When Everyone’s Cautious, Who’s Left to Sell?
The most ironic thing about bearish positioning? It actually becomes a support level. When everyone is defensive, there’s nobody left to capitulate. Pullbacks get bought because the weak hands already left. So the market grinds higher… not because everything is perfect, but because selling pressure has dried up.
Trying to time the top is a losing game. As one great quote puts it, “It is usually a much simpler matter to forecast a bull market than to call the turn at its end.” Recession forecasting is hard. If top economists with million-dollar models can’t do it, what makes you think you can?
Algos Have Already Priced It In
Algorithms dominate price action. By the time you see a news headline, it’s already reflected in the tape. AI models ingest the data and front-run the reaction. The moment your favorite Twitter account posts the news, it’s already old.
So what’s left for retail? Probability and positioning. Long-term investing works because it ignores noise. But even traders can take advantage of repeatable setups. When we broke the 200-day moving average, retested it, and launched? That was a textbook trade. And right now, many charts are flashing textbook cup-and-handle breakouts. You can read on my article covering this setup.
Long-Term View With Tactical Adjustments
I’m not here saying go all-in. I’m saying play the probabilities. If your setup’s there, take the trade with stops. If you’re investing, ignore the daily drama unless the fundamentals change. Warren Buffett sells too… he trims Apple regularly. And that’s fine. Everyone’s got their own time horizon and risk profile.
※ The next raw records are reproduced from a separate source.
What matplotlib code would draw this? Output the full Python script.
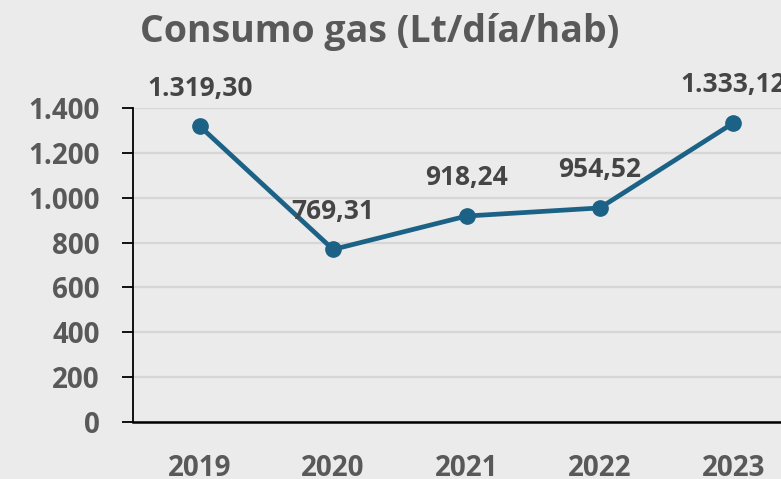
import matplotlib
matplotlib.use("Agg")
import matplotlib.pyplot as plt
from matplotlib.ticker import FuncFormatter

years = ["2019", "2020", "2021", "2022", "2023"]
values = [1319.30, 769.31, 918.24, 954.52, 1333.12]
labels = ["1.319,30", "769,31", "918,24", "954,52", "1.333,12"]
yticks = [0, 200, 400, 600, 800, 1000, 1200, 1400]

BG = "#ebebeb"
TXT = "#595959"
DTXT = "#454545"
LINE = "#1b6286"
FONT = ["Open Sans", "DejaVu Sans"]

plt.rcParams["font.family"] = FONT

fig = plt.figure(figsize=(7.81, 4.79), dpi=100, facecolor=BG)
ax = fig.add_axes([133/781, 1-422/479, (800-133)/781, (422-108)/479])
ax.set_facecolor(BG)

x = list(range(len(years)))
ax.plot(x, values, color=LINE, lw=3.4, marker="o", ms=11, zorder=3, clip_on=False)
for xi, v, lab in zip(x, values, labels):
    ax.annotate(lab, (xi, v), xytext=(0, 22), textcoords="offset points",
                ha="center", va="baseline", fontsize=19, fontweight="bold",
                color=DTXT, annotation_clip=False)

ax.set_xlim(-0.5, 4.5)
ax.set_ylim(0, 1400)
ax.set_yticks(yticks)
ax.yaxis.set_major_formatter(FuncFormatter(lambda v, p: f"{int(v):,}".replace(",", ".")))
ax.set_xticks(x)
ax.set_xticklabels(years)
ax.grid(axis="y", color="#d6d6d6", lw=1.6, zorder=0)
ax.set_axisbelow(True)

for s in ["top", "right"]:
    ax.spines[s].set_visible(False)
ax.spines["left"].set_color("black")
ax.spines["left"].set_linewidth(1.3)
ax.spines["bottom"].set_color("black")
ax.spines["bottom"].set_linewidth(1.8)

ax.tick_params(axis="y", length=8, width=1.3, color="black", pad=16,
               labelsize=20, labelcolor=TXT)
ax.tick_params(axis="x", length=0, pad=23, labelsize=20, labelcolor=TXT)
for t in ax.get_yticklabels() + ax.get_xticklabels():
    t.set_fontweight("bold")

fig.text(380/781, 1-32/479, "Consumo gas (Lt/día/hab)", ha="center", va="center",
         fontsize=27, fontweight="bold", color=TXT)

fig.savefig("out.png", dpi=100, facecolor=BG)
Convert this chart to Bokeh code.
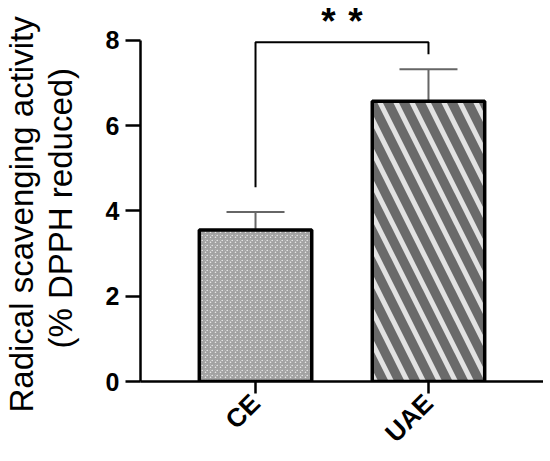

Bottom line? We’re likely in a bull market. Not everything will go up, but enough will. Dips get bought. Pullbacks feel shallow. The path of least resistance is higher... until it isn’t. But you won’t see the top coming. So don’t waste energy trying to.
$CRWD CrowdStrike just dropped 8–10% after earnings, only to bounce right back. That’s what happens in bull markets. Reactions fade, buyers step in, and stocks drift higher.
Stay on the right side of the trade. Respect the trend. Watch the June macro headlines, but don’t overreact.
Trade safe, and have a strong rest of the week.